Just as in Vietnam forty years before, there were no clearly defined front lines separating the U.S. forces from the Taliban. The plastic-covered situation maps on the walls of the Tactical Operations Center at the 3rd Brigade’s headquarters at Forward Operating Base Airborne outside the provincial capital of Maydan Shar reflected the tenuous and complicated nature of the Afghan battlefield. The U.S. Army held Maydan Shar and all of the district seats, which appeared on the situation map as blue “inkblots”; these were surrounded by a sea of red, which was the area the Taliban controlled or contested. There were hundreds of villages spread across the province. Some rated as “friendly” by the brigade’s intelligence staff; some were classified as “sitting on the fence.” Others were overtly hostile and made no secret of their loyalty to the Taliban.
The friendliest villages in Wardak were those inhabited by the Hazara people, an ancient tribe of Shiites who speak a version of Farsi (the national language of Iran), not the Pashto dialect of their Pashtun neighbors. The Hazaras, who comprise 30 percent of the province’s population, have traditionally been the sworn enemies of the Taliban. Because they are Shiites, they were labeled “infidels” by Mullah Omar’s Taliban regime and treated brutally. Because of their natural antipathy for the Taliban, the Hazaras have probably done more than anyone else to help the U.S. Ar
my hold Wardak Province over the past three years. They have also been a continual gold mine for the U.S. Army intelligence collectors in the region.
According to a U.S. Army platoon commander who served with the 10th Mountain Division in Wardak in 2009, “The Hazaras were wonderful people and fantastic sources of intel about the Taliban. When we visited their villages up in the hills, everyone came out to meet us. We had to sit down for tea with the village chief and all the old men, followed by a meal. We were there for hours. And when we finally said our good-byes and got out of the village, my intelligence NCO had a notepad full of juicy tidbits about local Taliban activities.”
These informal sit-down shuras (meetings) over tea with the Hazara village elders invariably produced a plethora of hard, and sometimes actionable, intelligence information about what the Taliban were up to. Two U.S. Army intelligence officers who served in Wardak in 2009 and 2010 conservatively estimated that they got about 75 percent of their best intelligence information about the Taliban from the Hazaras.

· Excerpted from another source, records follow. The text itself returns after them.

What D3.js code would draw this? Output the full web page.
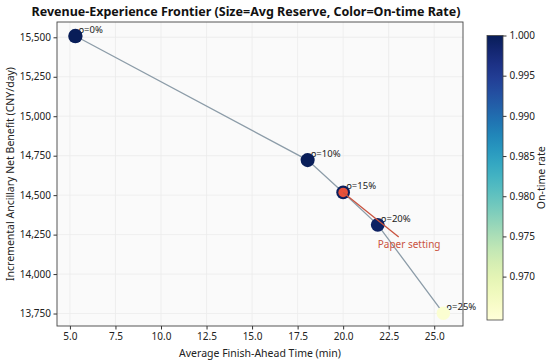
<!DOCTYPE html>
<html>
<head>
<meta charset="utf-8">
<script src="https://cdn.jsdelivr.net/npm/d3@7"></script>
<style>
  body { margin: 0; background: #fff; }
  svg { font-family: "Noto Sans", sans-serif; }
</style>
</head>
<body>
<div id="wrapper"></div>
<script>
// data
const rhoLabels = ["ρ=0%", "ρ=10%", "ρ=15%", "ρ=20%", "ρ=25%"];
const finishAhead = [5.3, 18.05, 20.0, 21.9, 25.5];
const netBenefit = [15508, 14722, 14517, 14312, 13752];
const onTimeRate = [1.0, 0.9999, 0.9996, 0.9992, 0.9655];
const avgReserve = [3.3, 3.15, 3.0, 3.05, 2.9];
const xTicks = [5, 7.5, 10, 12.5, 15, 17.5, 20, 22.5, 25];
const yTicks = [13750, 14000, 14250, 14500, 14750, 15000, 15250, 15500];
const cbTicks = [0.970, 0.975, 0.980, 0.985, 0.990, 0.995, 1.000];
const paperIndex = 2;

const data = rhoLabels.map((l, i) => ({
    label: l,
    x: finishAhead[i],
    y: netBenefit[i],
    c: onTimeRate[i],
    s: avgReserve[i]
}));

let dimensions = {
    width: 550,
    height: 364,
    margin: { top: 22, right: 87, bottom: 38, left: 57 }
};
dimensions.boundedWidth = dimensions.width - dimensions.margin.left - dimensions.margin.right;
dimensions.boundedHeight = dimensions.height - dimensions.margin.top - dimensions.margin.bottom;

const svg = d3.select("#wrapper")
    .append("svg")
    .attr("width", dimensions.width)
    .attr("height", dimensions.height);

const bounds = svg.append("g")
    .attr("transform", `translate(${dimensions.margin.left},${dimensions.margin.top})`);

const xScale = d3.scaleLinear()
    .domain([4.29, 26.58])
    .range([0, dimensions.boundedWidth]);

const yScale = d3.scaleLinear()
    .domain([13671, 15597])
    .range([dimensions.boundedHeight, 0]);

const colorScale = d3.scaleSequential(d3.interpolateYlGnBu)
    .domain([0.9646, 1.0]);

const rScale = d3.scaleSqrt()
    .domain([0, d3.max(avgReserve)])
    .range([0, 7.2]);

// background + grid
bounds.append("rect")
    .attr("width", dimensions.boundedWidth)
    .attr("height", dimensions.boundedHeight)
    .attr("fill", "#fafafa");

bounds.append("g")
    .selectAll("line")
    .data(xTicks)
    .join("line")
    .attr("x1", d => xScale(d)).attr("x2", d => xScale(d))
    .attr("y1", 0).attr("y2", dimensions.boundedHeight)
    .attr("stroke", "#ebebeb").attr("stroke-width", 0.8);

bounds.append("g")
    .selectAll("line")
    .data(yTicks)
    .join("line")
    .attr("y1", d => yScale(d)).attr("y2", d => yScale(d))
    .attr("x1", 0).attr("x2", dimensions.boundedWidth)
    .attr("stroke", "#ebebeb").attr("stroke-width", 0.8);

// axes
const xAxis = bounds.append("g")
    .attr("transform", `translate(0,${dimensions.boundedHeight})`)
    .call(d3.axisBottom(xScale).tickValues(xTicks).tickFormat(d3.format(".1f")).tickSize(3.5).tickPadding(3));

const yAxis = bounds.append("g")
    .call(d3.axisLeft(yScale).tickValues(yTicks).tickFormat(d3.format(",")).tickSize(3.5).tickPadding(2.5));

[xAxis, yAxis].forEach(a => {
    a.select(".domain").remove();
    a.selectAll("text").attr("font-size", 10).attr("fill", "#222").attr("font-family", "Noto Sans");
    a.selectAll("line").attr("stroke", "#333");
});

bounds.append("rect")
    .attr("width", dimensions.boundedWidth)
    .attr("height", dimensions.boundedHeight)
    .attr("fill", "none")
    .attr("stroke", "#444")
    .attr("stroke-width", 0.9);

// frontier line
bounds.append("path")
    .datum(data)
    .attr("d", d3.line().x(d => xScale(d.x)).y(d => yScale(d.y)))
    .attr("fill", "none")
    .attr("stroke", "#8c9ca8")
    .attr("stroke-width", 1.3);

// point labels
bounds.append("g")
    .selectAll("text")
    .data(data)
    .join("text")
    .attr("x", d => xScale(d.x) + 3)
    .attr("y", d => yScale(d.y) - 3)
    .attr("font-size", 9.5)
    .attr("fill", "#222")
    .text(d => d.label);

// points
bounds.append("g")
    .selectAll("circle")
    .data(data)
    .join("circle")
    .attr("cx", d => xScale(d.x))
    .attr("cy", d => yScale(d.y))
    .attr("r", d => rScale(d.s))
    .attr("fill", d => colorScale(d.c));

// paper setting highlight
const paper = data[paperIndex];
bounds.append("circle")
    .attr("cx", xScale(paper.x))
    .attr("cy", yScale(paper.y))
    .attr("r", 4.8)
    .attr("fill", "#e8503a");

bounds.append("line")
    .attr("x1", xScale(23.05))
    .attr("y1", yScale(14235))
    .attr("x2", xScale(paper.x))
    .attr("y2", yScale(paper.y))
    .attr("stroke", "#c9533f")
    .attr("stroke-width", 1.3);

bounds.append("text")
    .attr("x", xScale(21.9))
    .attr("y", yScale(14165))
    .attr("font-size", 10)
    .attr("fill", "#c9533f")
    .text("Paper setting");

// axis labels + title
svg.append("text")
    .attr("x", dimensions.margin.left + dimensions.boundedWidth / 2)
    .attr("y", 357)
    .attr("text-anchor", "middle")
    .attr("font-size", 10.5)
    .attr("fill", "#222")
    .text("Average Finish-Ahead Time (min)");

svg.append("text")
    .attr("transform", `translate(14,${dimensions.margin.top + dimensions.boundedHeight / 2}) rotate(-90)`)
    .attr("text-anchor", "middle")
    .attr("font-size", 10.5)
    .attr("fill", "#222")
    .text("Incremental Ancillary Net Benefit (CNY/day)");

svg.append("text")
    .attr("x", 246)
    .attr("y", 16)
    .attr("text-anchor", "middle")
    .attr("font-size", 12.5)
    .attr("font-weight", "bold")
    .attr("fill", "#111")
    .text("Revenue-Experience Frontier (Size=Avg Reserve, Color=On-time Rate)");

// colorbar
const cb = { x: 487, y: 35.5, w: 16, h: 284.5 };
const cbScale = d3.scaleLinear()
    .domain(colorScale.domain())
    .range([cb.y + cb.h, cb.y]);

const defs = svg.append("defs");
const grad = defs.append("linearGradient")
    .attr("id", "cbgrad")
    .attr("x1", 0).attr("y1", 1).attr("x2", 0).attr("y2", 0);
d3.range(0, 1.0001, 0.05).forEach(t => {
    grad.append("stop")
        .attr("offset", t)
        .attr("stop-color", colorScale(colorScale.domain()[0] + t * (colorScale.domain()[1] - colorScale.domain()[0])));
});

svg.append("rect")
    .attr("x", cb.x).attr("y", cb.y)
    .attr("width", cb.w).attr("height", cb.h)
    .attr("fill", "url(#cbgrad)")
    .attr("stroke", "#444")
    .attr("stroke-width", 0.8);

const cbAxis = svg.append("g")
    .attr("transform", `translate(${cb.x + cb.w},0)`)
    .call(d3.axisRight(cbScale).tickValues(cbTicks).tickFormat(d3.format(".3f")).tickSize(3.5).tickPadding(3));
cbAxis.select(".domain").remove();
cbAxis.selectAll("text").attr("font-size", 10).attr("fill", "#222").attr("font-family", "Noto Sans");
cbAxis.selectAll("line").attr("stroke", "#333");

svg.append("text")
    .attr("transform", `translate(545,${cb.y + cb.h / 2}) rotate(-90)`)
    .attr("text-anchor", "middle")
    .attr("font-size", 10.5)
    .attr("fill", "#222")
    .text("On-time rate");
</script>
</body>
</html>
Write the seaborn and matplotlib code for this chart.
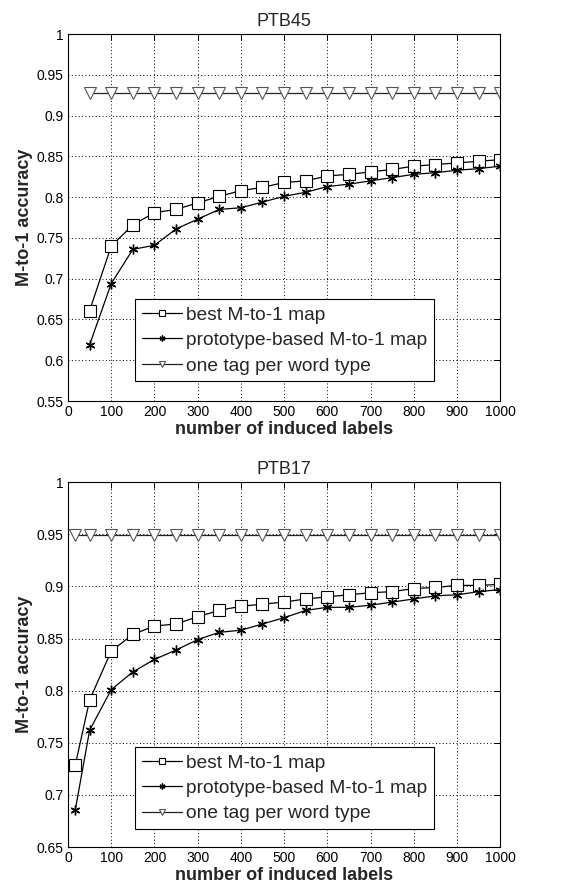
import numpy as np
import pandas as pd
import matplotlib
matplotlib.use("Agg")
import matplotlib.pyplot as plt
import seaborn as sns
from matplotlib.ticker import FuncFormatter, MultipleLocator

# PTB45 data
ptb45_labels = [50, 100, 150, 200, 250, 300, 350, 400, 450, 500,
                550, 600, 650, 700, 750, 800, 850, 900, 950, 1000]
ptb45_best = [0.661, 0.740, 0.766, 0.781, 0.785, 0.793, 0.801, 0.808, 0.812, 0.818,
              0.820, 0.826, 0.828, 0.831, 0.834, 0.838, 0.840, 0.842, 0.844, 0.846]
ptb45_proto = [0.619, 0.694, 0.736, 0.741, 0.761, 0.773, 0.785, 0.787, 0.794, 0.801,
               0.806, 0.813, 0.816, 0.820, 0.824, 0.828, 0.830, 0.833, 0.835, 0.838]
ptb45_onetag = [0.928] * 20

# PTB17 data
ptb17_labels = [17, 50, 100, 150, 200, 250, 300, 350, 400, 450, 500,
                550, 600, 650, 700, 750, 800, 850, 900, 950, 1000]
ptb17_best = [0.729, 0.791, 0.838, 0.854, 0.862, 0.864, 0.871, 0.877, 0.881, 0.883, 0.885,
              0.888, 0.890, 0.892, 0.894, 0.895, 0.898, 0.899, 0.901, 0.901, 0.902]
ptb17_proto = [0.686, 0.762, 0.801, 0.818, 0.830, 0.839, 0.849, 0.856, 0.858, 0.864, 0.870,
               0.877, 0.880, 0.880, 0.882, 0.885, 0.888, 0.891, 0.892, 0.895, 0.897]
ptb17_onetag = [0.949] * 21

series_names = ["best M-to-1 map", "prototype-based M-to-1 map", "one tag per word type"]

sns.set_style("white")
plt.rcParams["font.family"] = ["Liberation Sans", "DejaVu Sans"]

fig = plt.figure(figsize=(5.62, 8.92), dpi=100)
ax_top = fig.add_axes([0.121, 0.5504, 0.769, 0.4114])
ax_bot = fig.add_axes([0.121, 0.0504, 0.769, 0.409])

asterisk = (6, 2, 0)


def draw_panel(ax, x, best, proto, onetag, title, ylo, legend_y):
    sns.lineplot(x=x, y=best, ax=ax, color="black", lw=0.9, marker="s", ms=8,
                 mfc="white", mec="black", mew=0.8, label=series_names[0])
    sns.lineplot(x=x, y=proto, ax=ax, color="black", lw=0.9, marker=asterisk, ms=7,
                 mec="black", mew=1.0, label=series_names[1])
    sns.lineplot(x=x, y=onetag, ax=ax, color="#222222", lw=0.9, marker="v", ms=8,
                 mfc="white", mec="#555555", mew=0.8, label=series_names[2])
    ax.set_xlim(0, 1000)
    ax.set_ylim(ylo, 1.0)
    ax.xaxis.set_major_locator(MultipleLocator(100))
    ax.yaxis.set_major_locator(MultipleLocator(0.05))
    ax.yaxis.set_major_formatter(FuncFormatter(lambda v, p: f"{v:g}"))
    ax.grid(True, color="black", linestyle=(0, (1, 2.5)), lw=0.7)
    ax.tick_params(direction="in", top=True, right=True, length=4, width=0.7,
                   labelsize=10, colors="black", pad=3)
    for s in ax.spines.values():
        s.set_color("black")
        s.set_linewidth(0.8)
    ax.set_title(title, fontsize=13, pad=6)
    ax.set_xlabel("number of induced labels", fontsize=13, fontweight="bold", labelpad=1)
    ax.set_ylabel("M-to-1 accuracy", fontsize=13, fontweight="bold", labelpad=3)
    leg = ax.legend(loc="lower left", bbox_to_anchor=(0.155, legend_y), fontsize=13.8,
                    frameon=True, fancybox=False, edgecolor="black", framealpha=1,
                    handlelength=2.1, handletextpad=0.2, borderpad=0.35,
                    labelspacing=0.42, markerscale=0.6, borderaxespad=0)
    leg.get_frame().set_linewidth(0.8)


draw_panel(ax_top, ptb45_labels, ptb45_best, ptb45_proto, ptb45_onetag, "PTB45", 0.55, 0.054)
draw_panel(ax_bot, ptb17_labels, ptb17_best, ptb17_proto, ptb17_onetag, "PTB17", 0.65, 0.049)

fig.savefig("out.png", dpi=100)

But the relationship with the Hazaras took a painfully long time to develop, in part because the U.S. Army and the Afghan government had largely ignored the Hazaras and their needs since the U.S. invasion in 2001. The harmonious relationship that the U.S. military once had with the Hazara villagers immediately after the 2001 invasion was gone, replaced by wariness, and sometimes outright hostility, because the promises that had been made a decade earlier in return for their support against the Taliban had never been honored.